In any case, TZFixed presents the solution to this problem. I just don't think it's a very good solution, since using the "z" format character when constructing my SimpleDateFormat is much easier than having to extract the TimeZone from the String myself and parse it separately. Does anyone know of a way to make the TZ class behave like the TZFixed class without having to parse the TimeZone separately?
Thanks,
-Neil
What happens if you do this:java TZ "20070312 120000 America/New_York"Seems to me if you expect it to work for EST8EDT then it should equally well work for America/New_York. The documentation for SimpleDateFormat doesn't have enough information for me to guess what I expect to see as the output.
> I think the core issue may be being confused here, as> is wont to happen with any discussion involving> timezones. Let me try to boil it down again.Ok....Lets try this....Use setLenient(false) before you parse any of the strings.
Responding to Dr. Clap's question:
It appears that the "z" format won't handle America/New_York:
> java TZ "20070312 120000 America/New_York"
Exception in thread "main" java.text.ParseException: Unparseable date: "20070312 120000 America/New_York"
at java.text.DateFormat.parse(DateFormat.java:337)
at TZ.main(TZ.java:8)
This is also somewhat odd, since it's certainly possible to use select America/New_York programmatically.
-Neil
Responding to jschell's question:
Using setLenient(false) doesn't seem to affect the behavior:
import java.text.*;
public class TZNonLenient
{
public static void main(String[] args) throws Exception
{
DateFormat format = new SimpleDateFormat("yyyyMMdd HHmmss z");
format.setLenient(false);
System.out.println(format.parse(args[0]));
}
}
> java TZNonLenient "20070312 120000 EST5EDT"

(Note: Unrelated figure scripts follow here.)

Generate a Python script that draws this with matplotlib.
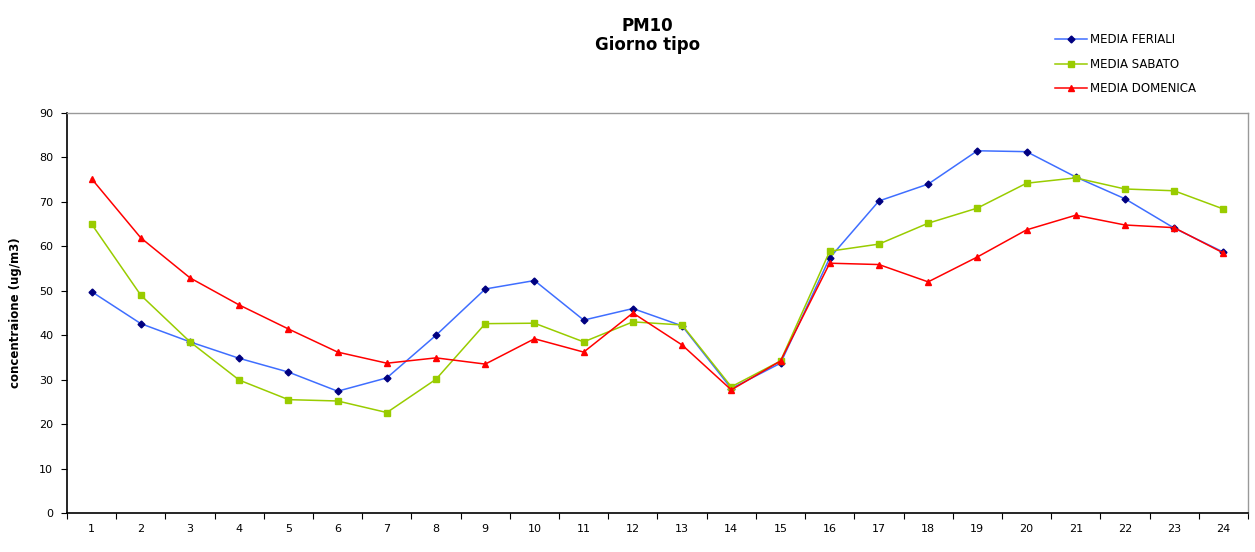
import numpy as np
import matplotlib.pyplot as plt
from matplotlib.ticker import FixedLocator, NullFormatter

hours = list(range(1, 25))

media_feriali = [49.8, 42.6, 38.5, 34.8, 31.7, 27.4, 30.4, 40.0, 50.4, 52.3,
                 43.4, 46.0, 42.1, 28.0, 33.7, 57.4, 70.2, 74.0, 81.5, 81.3,
                 75.6, 70.7, 64.1, 58.7]
media_sabato = [65.0, 49.0, 38.5, 29.9, 25.5, 25.2, 22.6, 30.1, 42.6, 42.7,
                38.5, 43.0, 42.3, 28.4, 34.2, 58.9, 60.5, 65.2, 68.6, 74.2,
                75.4, 72.9, 72.5, 68.4]
media_domenica = [75.2, 61.9, 52.9, 46.8, 41.4, 36.2, 33.7, 34.9, 33.5, 39.2,
                  36.2, 45.0, 37.8, 27.7, 34.2, 56.2, 55.9, 52.0, 57.6, 63.7,
                  67.0, 64.8, 64.2, 58.5]

fig = plt.figure(figsize=(12.55, 5.52), dpi=100)
ax = fig.add_axes([0.0534, 0.0707, 0.9410, 0.7246])

ax.plot(hours, media_feriali, color='#3F6EFF', lw=1.1, marker='D', ms=3.5,
        mfc='#000080', mec='#000080', label='MEDIA FERIALI')
ax.plot(hours, media_sabato, color='#99CC00', lw=1.1, marker='s', ms=4.5,
        mfc='#99CC00', mec='#99CC00', label='MEDIA SABATO')
ax.plot(hours, media_domenica, color='#FF0000', lw=1.1, marker='^', ms=5,
        mfc='#FF0000', mec='#FF0000', label='MEDIA DOMENICA')

ax.set_xlim(0.5, 24.5)
ax.set_ylim(0, 90)
ax.set_yticks(np.arange(0, 91, 10))
ax.tick_params(axis='y', direction='out', length=4, labelsize=8, pad=6)

# category axis: tick marks between categories, labels at centers
ax.xaxis.set_major_locator(FixedLocator(np.arange(0.5, 25, 1)))
ax.xaxis.set_major_formatter(NullFormatter())
ax.xaxis.set_minor_locator(FixedLocator(hours))
ax.set_xticklabels([str(h) for h in hours], minor=True)
ax.tick_params(axis='x', which='major', direction='out', length=4)
ax.tick_params(axis='x', which='minor', length=0, labelsize=8, pad=8)

for s in ['left', 'bottom']:
    ax.spines[s].set_color('black')
    ax.spines[s].set_linewidth(1.2)
for s in ['top', 'right']:
    ax.spines[s].set_color('#999999')
    ax.spines[s].set_linewidth(1.0)

ax.set_ylabel('concentraione (ug/m3)', fontsize=8.5, fontweight='bold', labelpad=12)

fig.text(0.516, 0.953, 'PM10', ha='center', va='center', fontsize=12, fontweight='bold')
fig.text(0.516, 0.919, 'Giorno tipo', ha='center', va='center', fontsize=12, fontweight='bold')

fig.legend(loc='upper left', bbox_to_anchor=(0.8405, 0.940), frameon=False,
           fontsize=8.5, handlelength=2.7, labelspacing=0.98, handletextpad=0.3,
           borderaxespad=0, borderpad=0)

fig.savefig('out.png', dpi=100)
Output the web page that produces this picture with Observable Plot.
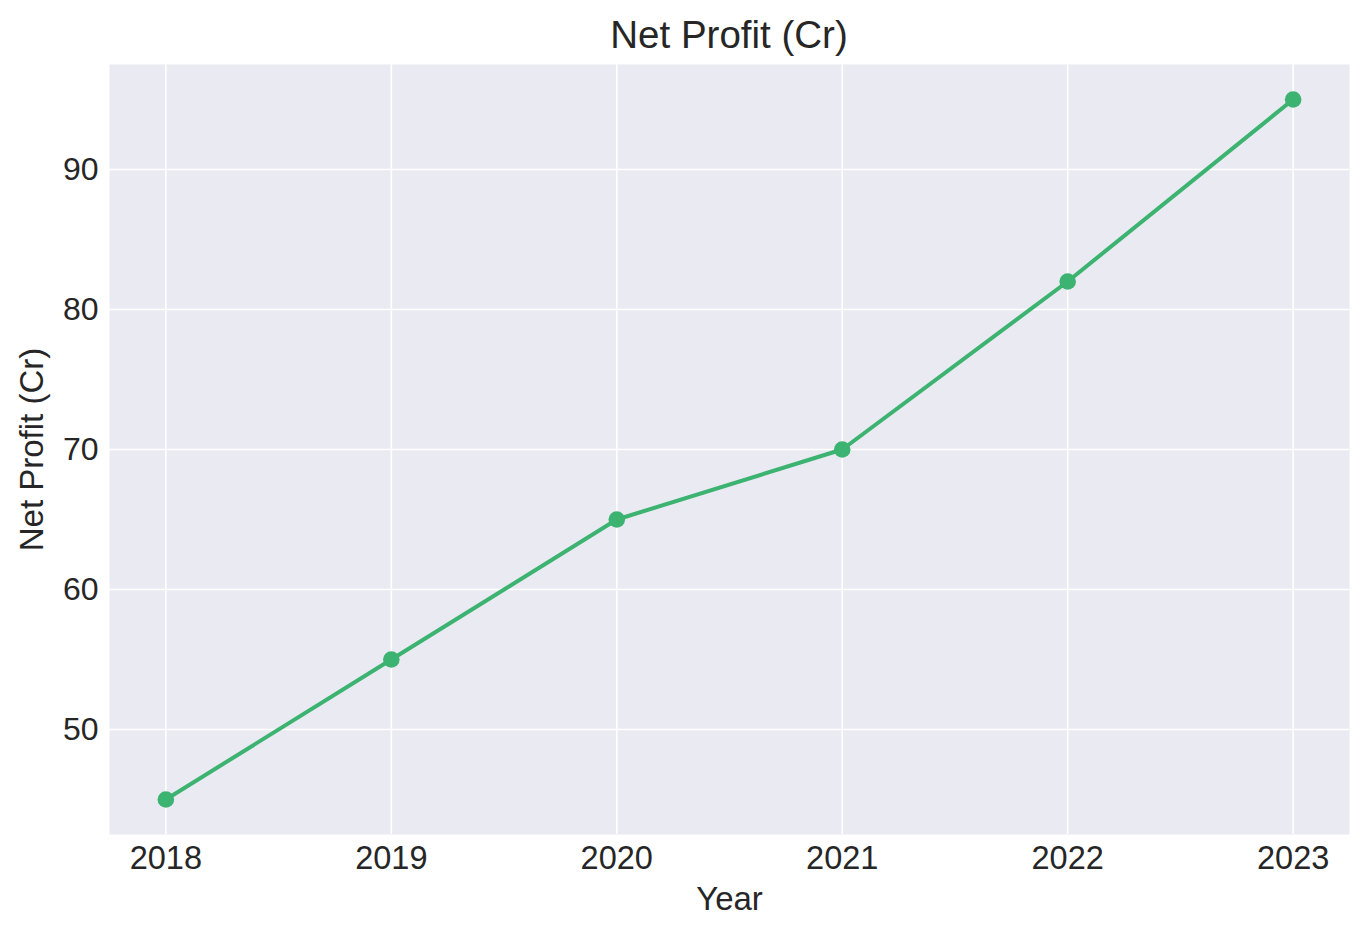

Mon Mar 12 13:00:00 EDT 2007
> I think there are two possibilities:
>
> 1. There is a bug in SimpleDateFormat.
> 2. This is the desired behavior of SimpleDateFormat.
I think we have a third possibility. You can't call it a bug because the documentation doesn't say how it's going to work. The documentation doesn't even say what you can parse as a timezone name apart from RFC-whatever-it-was standard names. But on the other hand I wouldn't call it desired behaviour either.
> Responding to jschell's question:
>
> Using setLenient(false) doesn't seem to affect the
> behavior:
>
Instead of EST5EDT if you use ESTXXX you will find that it should return the same result. setLenient() makes no difference.
So it only parses what it needs, just the first three chars.
So in terms of a solution you need to do one of the following.
1. Have the source change the way the create timestamp strings.
2. Parse out the timezone and interpret your self correctly. I suspect a simple mapping might be sufficient.